§ Exercise directions
Find every line in the records that holds the string "with". Copy each one.

§ Items
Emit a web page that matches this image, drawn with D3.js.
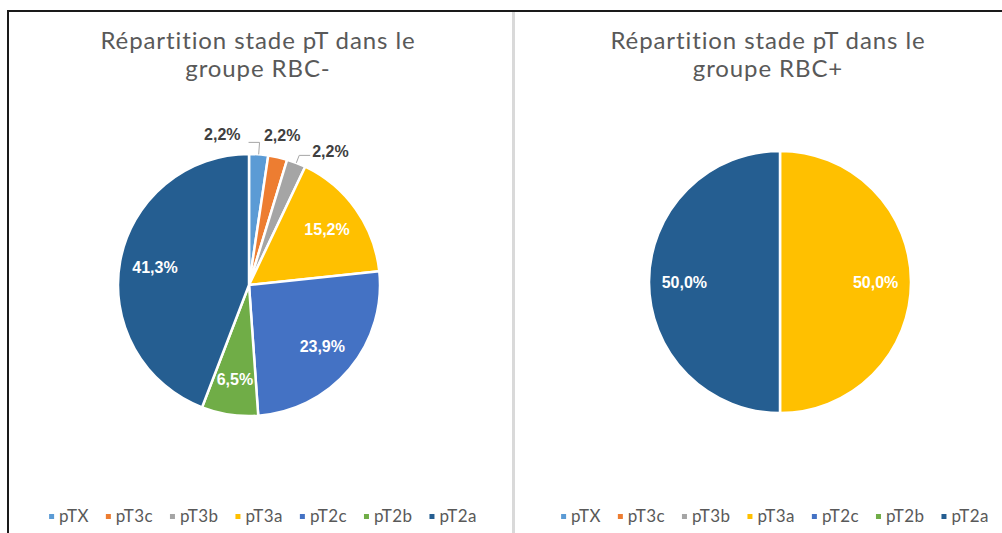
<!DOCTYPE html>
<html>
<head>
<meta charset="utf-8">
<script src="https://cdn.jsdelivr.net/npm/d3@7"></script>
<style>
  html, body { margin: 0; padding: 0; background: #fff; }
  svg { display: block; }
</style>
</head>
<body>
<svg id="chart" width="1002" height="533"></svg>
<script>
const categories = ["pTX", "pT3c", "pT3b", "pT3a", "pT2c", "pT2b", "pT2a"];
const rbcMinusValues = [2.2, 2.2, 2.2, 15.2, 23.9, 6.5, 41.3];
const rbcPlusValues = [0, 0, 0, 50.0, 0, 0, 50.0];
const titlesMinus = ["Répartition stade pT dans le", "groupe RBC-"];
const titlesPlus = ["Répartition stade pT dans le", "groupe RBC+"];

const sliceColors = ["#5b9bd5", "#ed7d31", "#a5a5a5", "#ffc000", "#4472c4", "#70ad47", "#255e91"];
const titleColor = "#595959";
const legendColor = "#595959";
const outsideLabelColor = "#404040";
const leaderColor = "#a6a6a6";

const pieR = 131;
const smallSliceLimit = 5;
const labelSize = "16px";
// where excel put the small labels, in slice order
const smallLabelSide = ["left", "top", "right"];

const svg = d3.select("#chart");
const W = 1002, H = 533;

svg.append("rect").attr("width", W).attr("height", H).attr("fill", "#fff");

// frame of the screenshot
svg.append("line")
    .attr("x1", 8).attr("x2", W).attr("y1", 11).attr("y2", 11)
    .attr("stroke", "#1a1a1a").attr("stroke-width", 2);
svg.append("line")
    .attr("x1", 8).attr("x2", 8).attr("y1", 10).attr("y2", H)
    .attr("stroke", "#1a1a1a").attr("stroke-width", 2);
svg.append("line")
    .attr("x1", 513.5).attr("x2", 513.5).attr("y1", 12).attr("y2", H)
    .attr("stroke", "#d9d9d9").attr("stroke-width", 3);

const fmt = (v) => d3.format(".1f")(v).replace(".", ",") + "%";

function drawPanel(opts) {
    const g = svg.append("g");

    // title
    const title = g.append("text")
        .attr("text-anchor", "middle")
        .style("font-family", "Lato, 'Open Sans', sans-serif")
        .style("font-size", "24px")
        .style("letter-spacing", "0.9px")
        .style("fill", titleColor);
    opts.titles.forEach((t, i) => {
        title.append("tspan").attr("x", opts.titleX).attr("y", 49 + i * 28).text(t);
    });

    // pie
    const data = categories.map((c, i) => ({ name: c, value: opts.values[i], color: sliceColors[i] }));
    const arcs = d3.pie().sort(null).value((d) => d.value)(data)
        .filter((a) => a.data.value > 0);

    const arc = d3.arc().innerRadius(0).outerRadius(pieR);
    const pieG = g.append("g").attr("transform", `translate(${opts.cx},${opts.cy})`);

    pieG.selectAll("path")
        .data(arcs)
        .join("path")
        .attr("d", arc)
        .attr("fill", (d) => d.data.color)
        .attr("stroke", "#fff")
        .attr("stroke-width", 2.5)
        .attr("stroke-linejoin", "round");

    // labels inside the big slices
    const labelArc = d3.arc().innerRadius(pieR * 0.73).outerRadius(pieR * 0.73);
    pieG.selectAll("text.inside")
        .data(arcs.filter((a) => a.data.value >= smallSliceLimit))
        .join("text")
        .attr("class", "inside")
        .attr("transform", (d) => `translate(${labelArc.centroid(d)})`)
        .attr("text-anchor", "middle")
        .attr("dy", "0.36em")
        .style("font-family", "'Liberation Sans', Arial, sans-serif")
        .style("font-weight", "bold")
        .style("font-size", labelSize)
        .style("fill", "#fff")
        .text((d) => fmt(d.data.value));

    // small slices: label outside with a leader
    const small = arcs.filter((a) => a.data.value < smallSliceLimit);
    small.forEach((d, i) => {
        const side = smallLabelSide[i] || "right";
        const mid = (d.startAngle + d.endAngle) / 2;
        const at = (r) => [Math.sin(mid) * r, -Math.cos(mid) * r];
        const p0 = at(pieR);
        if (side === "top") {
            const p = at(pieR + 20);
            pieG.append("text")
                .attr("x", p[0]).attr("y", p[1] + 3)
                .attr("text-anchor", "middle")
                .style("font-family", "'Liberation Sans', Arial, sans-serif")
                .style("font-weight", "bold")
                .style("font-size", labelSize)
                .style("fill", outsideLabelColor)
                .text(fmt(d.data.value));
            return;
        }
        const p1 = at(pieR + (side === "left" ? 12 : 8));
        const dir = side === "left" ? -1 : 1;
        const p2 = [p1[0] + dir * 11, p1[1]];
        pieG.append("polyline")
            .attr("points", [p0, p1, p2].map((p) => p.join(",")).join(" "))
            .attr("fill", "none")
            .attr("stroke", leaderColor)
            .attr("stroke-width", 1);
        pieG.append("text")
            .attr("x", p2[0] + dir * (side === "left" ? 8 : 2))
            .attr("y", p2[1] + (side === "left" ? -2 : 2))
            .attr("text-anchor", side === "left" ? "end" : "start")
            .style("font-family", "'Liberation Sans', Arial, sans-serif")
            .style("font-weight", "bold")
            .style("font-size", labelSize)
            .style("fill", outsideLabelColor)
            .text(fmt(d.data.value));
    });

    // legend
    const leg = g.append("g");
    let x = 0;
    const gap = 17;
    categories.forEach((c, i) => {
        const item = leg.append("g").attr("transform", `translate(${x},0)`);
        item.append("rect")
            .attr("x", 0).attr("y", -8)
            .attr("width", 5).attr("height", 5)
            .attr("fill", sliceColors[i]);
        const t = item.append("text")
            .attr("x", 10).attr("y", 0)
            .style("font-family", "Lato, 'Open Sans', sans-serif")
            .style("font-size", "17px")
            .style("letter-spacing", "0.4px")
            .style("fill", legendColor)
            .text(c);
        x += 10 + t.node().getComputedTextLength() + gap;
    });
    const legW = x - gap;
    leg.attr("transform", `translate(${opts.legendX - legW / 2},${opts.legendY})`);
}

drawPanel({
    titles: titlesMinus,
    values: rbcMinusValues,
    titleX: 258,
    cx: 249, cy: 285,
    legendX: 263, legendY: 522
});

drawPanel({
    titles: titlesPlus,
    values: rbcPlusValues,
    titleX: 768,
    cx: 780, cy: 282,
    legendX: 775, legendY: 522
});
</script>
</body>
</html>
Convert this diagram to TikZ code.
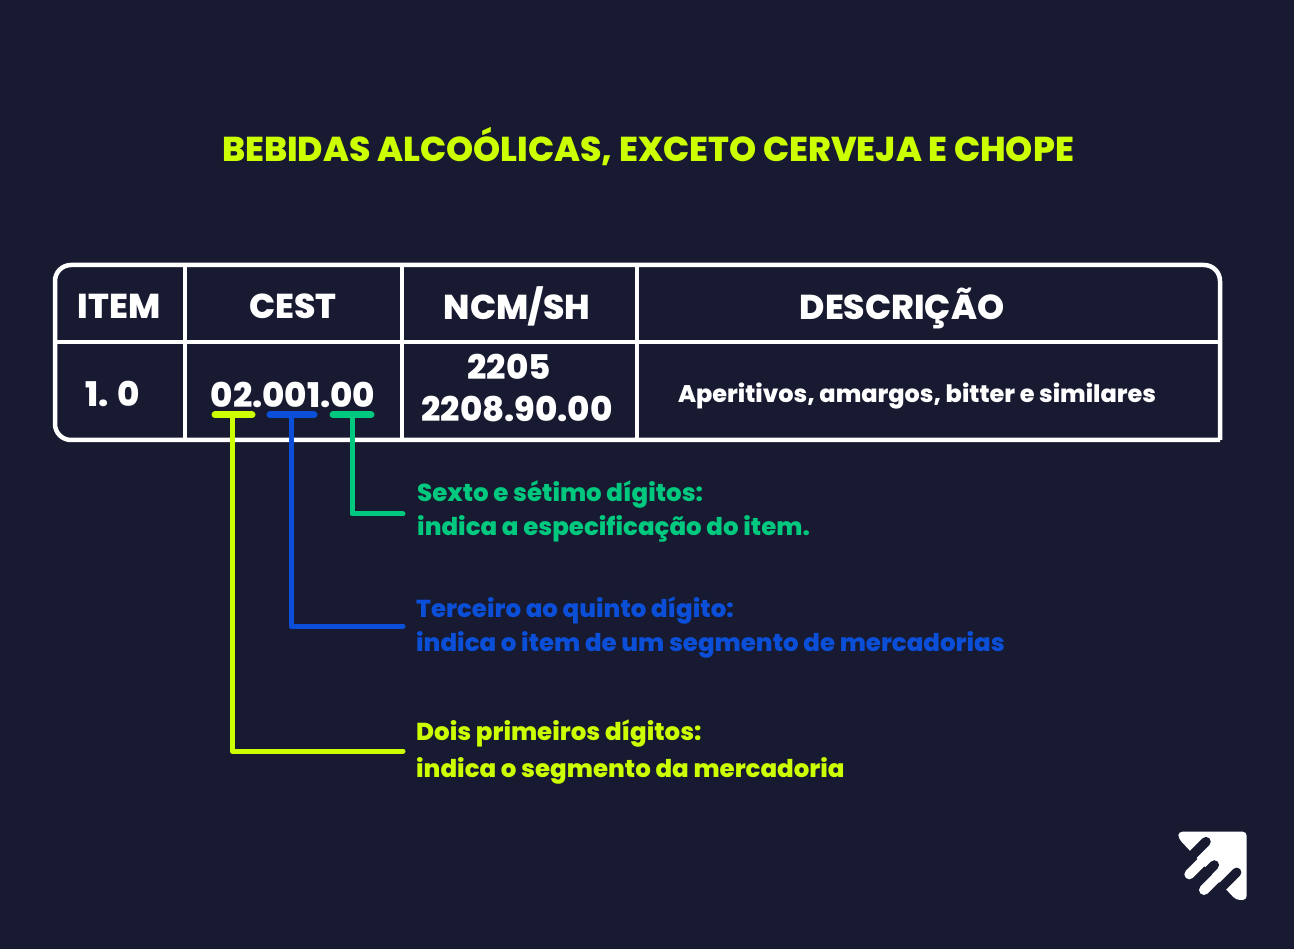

§ Final result
Emit a web page that matches this image, drawn with D3.js.
    // small slices: label outside with a leader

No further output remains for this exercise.